“Charity is a cold, grey, loveless thing. If a rich man wants to help the poor, he should pay his taxes gladly, not dole out money at whim.”
Clement Attlee wrote this statement in 1920, and a century on it remains a relevant reflection on our attitude as a society towards charity. I believe that, in general, our society is one of impulsive donators.
We will support causes close to our heart, or text in to donate to charities promoted by tearful-celebrity-narrated clips, interspersed throughout fundraising events such as BBC Children in Need. When presented with the cause and pushed in the direction to donate, many people will do so. However, we will very rarely take the initiative to independently research – or even internally consider – the best line of action to help these causes. In my opinion, this is the most perilous shortcoming in the public’s attitude towards charity.
What brought this into focus was the dramatic increase in interest towards the Yemen crisis I have seen recently amongst peers. With COVID-19 having exacerbated the suffering in Yemen, every day now I see new infographics on friends’ social media accounts, and often attached to these are links to charities to support. However, I have noticed that the vast majority of these suggested charities are general global organisations – such as UNICEF or Save the Children – rather than Yemeni driven organisations local to the crisis.
The crisis in Yemen began with its political revolution in 2011, and a humanitarian crisis was first declared when the Yemen civil war began in 2015. Therefore, I found it hard to believe that there are almost no charitable operations targeted specifically at the crisis. A quick google search showed me that there were, if you were willing to look beyond the Google advertisements from larger charities.
It is my belief that if we took a little more time to consider the motivations and impact of our donation, we would realise that donating to grassroots, locally run and targeted charities is endlessly more beneficial.

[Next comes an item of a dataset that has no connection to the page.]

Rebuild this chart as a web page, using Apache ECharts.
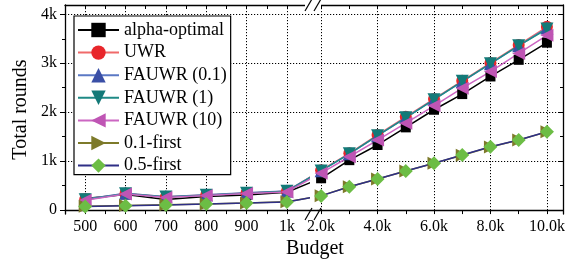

No matter how good the work they do, there is no avoiding the fact that global charities resemble major corporations. The scale on which they operate means large overhead costs will be inevitable. Furthermore, often they will have a chief executive with an incredibly substantial pay check (Inger Ashling’s, CEO of Save the Children International, annual salary approached £200,000 last year). UNICEF claim that 70p from each £1 donation goes to help those affected: this is one of the highest proportions amongst global charities. Smaller and local charities are often far more volunteer-led, and have far less administration expenses. By giving to them, more of your money goes directly to the people who you donated for.
In addition to this, grassroots charities do not contain the bureaucracy that large-scale charities do, which so often delays and complicates the path of your donation. Giving to smaller charities, especially ones local to the crisis, often means your donation will have a faster impact. Ultimately, whilst charity is something you can just throw money at, to do so would be wildly inefficient.
To support local-led charities is also a more sustainable practice. I commend the relief work done by groups of the likes of UNICEF and the Red Cross, but it is not difficult to see that these are very temporary actions. They are not solutions and do nothing to delve into the real causes of the suffering. Donating to these will help sufferers to survive, and clean up in the aftermath. Donating to groups led by citizens of the affected area will do these, plus help rebuild community and give people their lives back.
Doing the research and critical thinking will also forces us to inspect the real roots of the problem. Equipped with the information, we can decide what course of action will help the most. This will give us a better understanding and overview of the particular crisis: we will be able to empathise with victims, rather than just sympathise.
Charitable giving should be second nature, but that doesn’t mean that it should be thoughtless. Therefore, whilst I encourage you (if you can) to continue to make these spontaneous donations, I implore you to simultaneously consider and research the organisations most worth donating to. A rational and researched approach, rather than an impulsive one, will maximise the impact of your donation.
To help provide relief to victims in Yemen:
Mona Relief is a group of Yemeni volunteers, who use funds to buy food and create parcels they distribute to those in need.
Saba Relief is a UK charity but they focus exclusively on Yemen. They have volunteers on the ground in Yemen able to distribute food, unlike charities such as UNICEF who are met by the blockade.
To help address the root of the crisis:
Mwatana is an independent Yemeni organisation fighting to defend human rights by documenting and raising awareness of human rights violations in the country.
Yemen Relief and Reconstruction Foundation is a US charity, based in Washington. It is volunteer led so 100% of donations go to victims of the crisis. The charity is anti-war – it campaigns against the US’ involvement with Saudi Arabia – and so goes further than delivering aid to inspecting the causes.